The main result in this paper, Theorem 1.2, generalizes
a theorem of Zerner [26]
concerning sufficient conditions for the holomorphic continuability of
a solution of
a linear holomorphic partial differential equation across a point of a
hypersurface, on
one side of which it is holomorphic. The point of the new theorem is, roughly
speaking, that it applies also to regular solutions of partial differential
equations
whose coefficients may have certain kinds of singularities.
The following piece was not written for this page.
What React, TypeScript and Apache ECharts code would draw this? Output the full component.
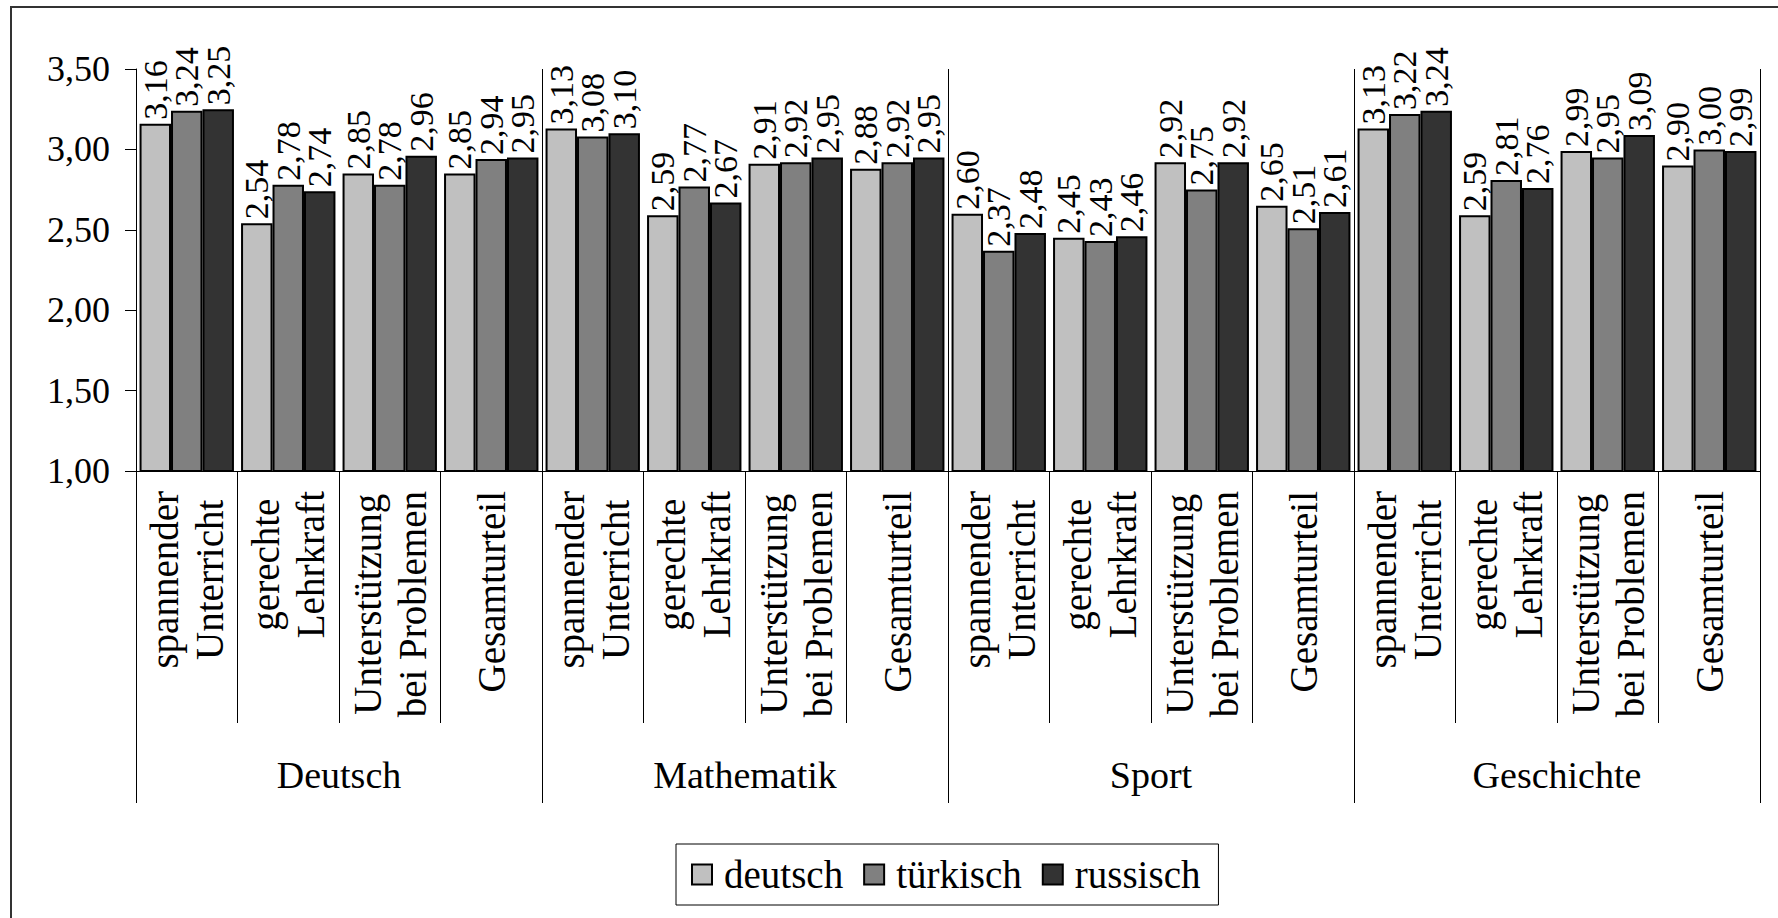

This enables
us to deduce
some new results (see §2) on elliptic partial differential equations
in
ℝ2[ratio ]Theorem 2.1
extends a result of Vekua on the size of the domain of holomorphy of solutions
to
elliptic equations, in the case where singularities are permitted in the
coefficients;
Theorem 2.2 is of an apparently novel type, showing (roughly) that under
certain
conditions the solution to Cauchy's problem is real-analytic in a
domain whose size
depends only on the principal part of the operator, which is assumed to
be the
Laplacian, and the Cauchy data on the real axis. (Results of this kind
are very
delicate, as we shall illustrate in §4 with a simple counterexample.)
Theorem 2.2 is new
and non-trivial even for equations with analytic coefficients, in which
case though,
Theorem 1.2 is not needed for the proof.